A regular Yoga practice can offer a ritualistic element to our lives. When we adopt a ritual of setting a clear intention to provide something supportive to our wellness, we feel like we have the courage to approach the day with a positive outlook. Over time both the act of participating in a ritual and the gifts from the Yoga practice itself can lead us to develop a great sense of significance and self-worth overall. We find we are more equipped to face our fears rather than hide away and avoid them.
- Stop searching for happiness and discover contentment
Instant gratification is at the centre of most corporate marketing campaigns. It’s all about feeling good instantly, looking the best, having the most up to date car/phone/house, being the envy of others, getting the most attention from potential sexual partners, escaping, avoiding and getting out of responsibilities or being given VIP treatment. All of this excites us and makes us feel awesome. For about 8 minutes. Until we need our next hit of instant gratification to elevate our emotional state.

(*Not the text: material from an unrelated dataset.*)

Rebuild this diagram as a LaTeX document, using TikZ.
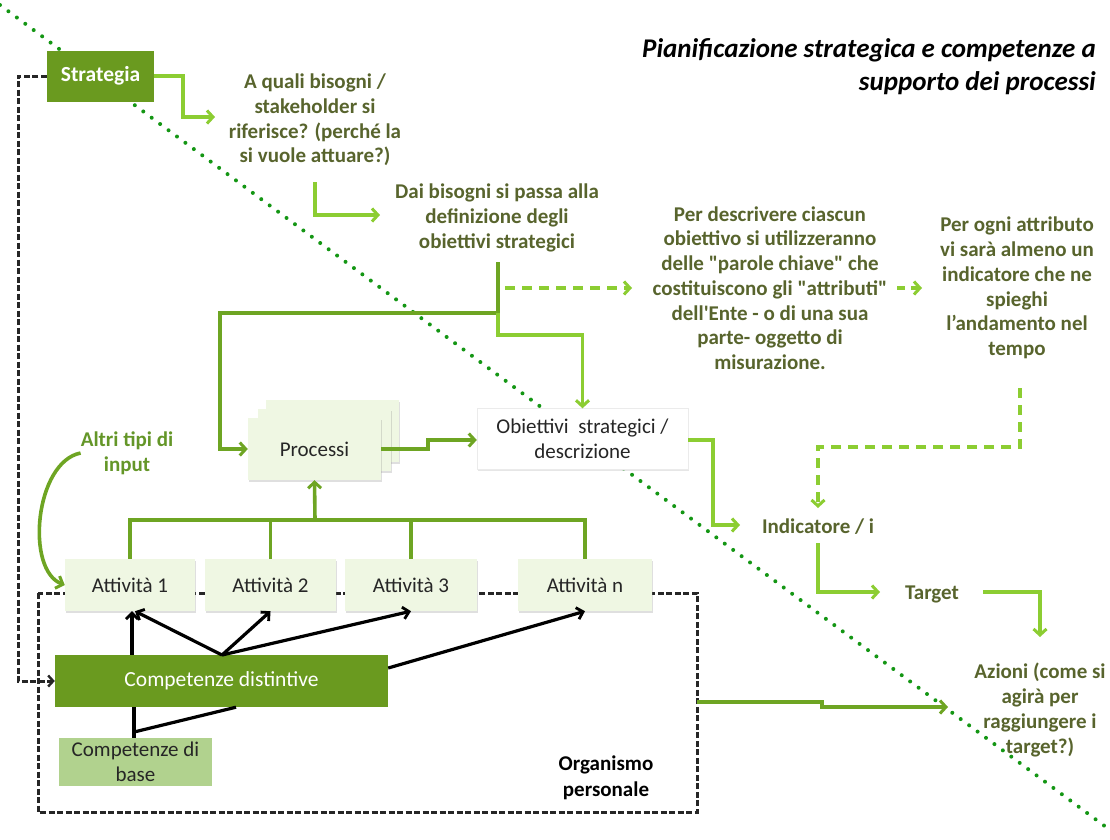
\documentclass[tikz,border=0pt]{standalone}
\usepackage{fontspec}
\setmainfont{Carlito}
\usetikzlibrary{arrows.meta,shadows,calc}
\definecolor{dkg}{RGB}{106,154,31}
\definecolor{lgr}{RGB}{140,205,50}
\definecolor{mgr}{RGB}{110,165,35}
\definecolor{olivetxt}{RGB}{88,100,45}
\definecolor{altritxt}{RGB}{100,150,40}
\definecolor{pale}{RGB}{239,247,227}
\definecolor{basefill}{RGB}{177,210,142}
\definecolor{dotg}{RGB}{20,150,20}
\begin{document}
\begin{tikzpicture}[x=1pt,y=-1pt,
  txt/.style={font=\fontsize{21}{24.7}\selectfont\bfseries, text=olivetxt, align=center, inner sep=0pt},
  pbox/.style={fill=pale, draw=none, drop shadow={opacity=0.25, shadow xshift=1pt, shadow yshift=-1.5pt}, font=\fontsize{21}{24}\selectfont, text=black!85, inner sep=0pt},
  tip/.style={-{Straight Barb[length=6pt,width=13pt,line width=3pt]}},
  lgline/.style={lgr, line width=3.6pt},
  mgline/.style={mgr, line width=3.6pt},
  blkarrow/.style={black, line width=3.2pt, -{Straight Barb[length=6pt,width=12pt,line width=2.8pt]}},
  blkdash/.style={black!85, line width=3pt, dash pattern=on 6pt off 2.5pt},
]
\useasboundingbox (0,0) rectangle (1110,839);

% dotted diagonal
\draw[dotg, line width=4pt, dash pattern=on 0pt off 10.5pt, line cap=round] (0,5) -- (1110,830);

% title
\node[anchor=east, align=right, inner sep=0pt, font=\fontsize{27}{33}\selectfont\bfseries\itshape] (title) at (1096,67) {Pianificazione strategica e competenze a\\supporto dei processi};

% Strategia
\node[fill=dkg, minimum width=107pt, minimum height=51pt, inner sep=0pt, text=white, font=\fontsize{21.5}{24}\selectfont\bfseries] (strat) at (100.5,76) {Strategia};

% texts
\node[txt] (q1) at (315,120) {A quali bisogni /\\stakeholder si\\riferisce? (perché la\\si vuole attuare?)};
\node[txt] (q2) at (497,218) {Dai bisogni si passa alla\\definizione degli\\obiettivi strategici};
\node[txt] (q3) at (770,288) {Per descrivere ciascun\\obiettivo si utilizzeranno\\delle \textquotedbl parole chiave\textquotedbl{} che\\costituiscono gli \textquotedbl attributi\textquotedbl\\dell\textquotesingle Ente - o di una sua\\parte- oggetto di\\misurazione.};
\node[txt] (q4) at (1017,288) {Per ogni attributo\\vi sarà almeno un\\indicatore che ne\\spieghi\\l’andamento nel\\tempo};
\node[txt] (ind) at (818,527) {Indicatore / i};
\node[txt] (tgt) at (932,594) {Target};
\node[txt] (az) at (1040,710) {Azioni (come si\\agirà per\\raggiungere i\\target?)};
\node[txt, text=altritxt] (altri) at (127,453) {Altri tipi di\\input};

% Processi stack
\node[pbox, minimum width=133pt, minimum height=62pt] (procb) at (332.5,431) {};
\node[pbox, minimum width=133pt, minimum height=62pt] (procm) at (324,440) {};
\node[pbox, minimum width=133pt, minimum height=62pt] (proc) at (314.5,449) {Processi};

% Obiettivi
\node[fill=white, draw=black!8, drop shadow={opacity=0.2, shadow xshift=1pt, shadow yshift=-1.5pt}, minimum width=211pt, minimum height=61pt, inner sep=0pt, align=center, font=\fontsize{21}{25}\selectfont, text=black!85] (obj) at (582.5,439) {Obiettivi\ \ strategici /\\descrizione};

% Organismo dashed box
\draw[blkdash] (38,593) rectangle (697,812);
\node[font=\fontsize{21}{26}\selectfont\bfseries, align=center, inner sep=0pt] (org) at (606,778) {Organismo\\personale};

% Attivita
\node[pbox, minimum width=130pt, minimum height=52pt] (a1) at (130,585) {Attività 1};
\node[pbox, minimum width=131pt, minimum height=52pt] (a2) at (270.5,585) {Attività 2};
\node[pbox, minimum width=132pt, minimum height=52pt] (a3) at (411,585) {Attività 3};
\node[pbox, minimum width=134pt, minimum height=52pt] (an) at (585,585) {Attività n};

% Competenze
\node[fill=dkg, minimum width=333pt, minimum height=52pt, inner sep=0pt, text=white, font=\fontsize{21.5}{24}\selectfont] (cd) at (221.5,681) {Competenze distintive};
\node[fill=basefill, minimum width=153pt, minimum height=48pt, inner sep=0pt, align=center, font=\fontsize{21}{25}\selectfont, text=black!85] (cb) at (135.5,762) {Competenze di\\base};

% ---- connectors ----
\coordinate (q1in) at (215,117);
\coordinate (q1out) at (315,182);
\coordinate (q2in) at (380,215);
\coordinate (q2out) at (498,262);
\coordinate (split) at (498,313);
\draw[lgline, tip] (strat.east) -- (183,76) |- (q1in);
\draw[lgline, tip] (q1out) |- (q2in);
\draw[mgline] (q2out) -- (split);
\draw[mgline, tip] (split) -- (220,313) |- (proc.west);
\draw[lgline, tip] (split) -- (498,335) -| (obj.north);

\coordinate (d1s) at (505,288); \coordinate (d1e) at (632,288);
\coordinate (d2s) at (897,288); \coordinate (d2e) at (922,288);
\draw[lgline, dash pattern=on 10pt off 7pt, tip] (d1s) -- (d1e);
\draw[lgline, dash pattern=on 8pt off 6pt, tip] (d2s) -- (d2e);
\coordinate (q4out) at (1020,388);
\coordinate (indin) at (818,508);
\draw[lgline, dash pattern=on 10pt off 7pt, tip] (q4out) -- (1020,447) -| (indin);

\draw[mgline, tip] (proc.east |- 0,449) -- (428,449) -- (428,440) -- (obj.west |- 0,440);
\coordinate (indl) at (740,525);
\draw[lgline, tip] (obj.east |- 0,440) -- (713,440) |- (indl);
\coordinate (indout) at (818,543);
\coordinate (tgtin) at (880,592);
\draw[lgline, tip] (indout) |- (tgtin);
\coordinate (tgtout) at (983,592);
\coordinate (azin) at (1040,637);
\draw[lgline, tip] (tgtout) -| (azin);
\coordinate (orgout) at (697,702);
\coordinate (azl) at (948,707);
\draw[mgline, tip] (orgout) -- (822,702) -- (822,707) -- (azl);

% bus
\draw[mgline] (a1.north) -- (130,520) -- (585,520) -- (an.north);
\draw[mgline] (a2.north) -- (a2.north |- 0,520);
\draw[mgline] (a3.north) -- (a3.north |- 0,520);
\draw[mgline, tip] (315,520) -- (proc.south);

% altri curve
\draw[mgline, tip] (altri.west) .. controls (35,462) and (25,570) .. (a1.west);

% dashed strategia
\draw[blkdash, -{Straight Barb[length=5pt,width=11pt,line width=2.4pt]}] (strat.west) -- (18,76) |- (cd.west);

% black arrows
\coordinate (hub) at (222,655);
\draw[blkarrow] (cd.north -| 132,0) -- (a1.south -| 132,0);
\draw[blkarrow] (hub) -- (a1.south -| 135,0);
\draw[blkarrow] (hub) -- (a2.south);
\draw[blkarrow] (hub) -- (a3.south);
\draw[blkarrow] (cd.east |- 0,668) -- (an.south);
\draw[black, line width=3.2pt] (cb.north -| 134,0) -- (cd.south -| 134,0);
\draw[black, line width=3.2pt] (134,732) -- (cd.south -| 236,0);
\end{tikzpicture}
\end{document}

Instant gratification serves only the mind (the ego) and as I mentioned earlier, we are not our minds. The act of chasing our next high, seeking validation for our opinions on disputes or the excuses we make to justify our actions can become completely, energetically depleting and ultimately dis-satisfying.
The body is wiser than the mind will ever be. Think about it. The body is a vessel for thousands of complex chemical reactions that go about their day performing tasks to keep our internal environment at a state of equilibrium. Scientists are still mystified by puzzling questions about how the brain functions. When we adopt a regular Yoga practice we start to become more in tune with our bodies because the mind is quietened enough for us to start listening.
Happiness is a word that has been attached to emotional states such as excitement, satisfaction, pleasure, joy, cheerfulness and many other positive emotions. Happiness most definitely includes all of the positive emotions you can ever experience but it also includes the negative ones. Happiness is about being content and comfortable in our day to day life whether it is blissfully joyful, impossibly dreadful or downright boring. We can be living a happy life but still encounter circumstances that make us feel awful and sometimes for more than a day or two. All we can do is accept and be OK with whatever comes our way in life that we cannot control and seek out options to make changes to circumstance that are in our control. This philosophy is at the very base of a Yoga practice and the more we practice the closer we come to contentment and wellness of mind, of body, of heart.
“Practice and all is coming.” Shri K Pattabhi Jois, founder of Ashtanga Yoga.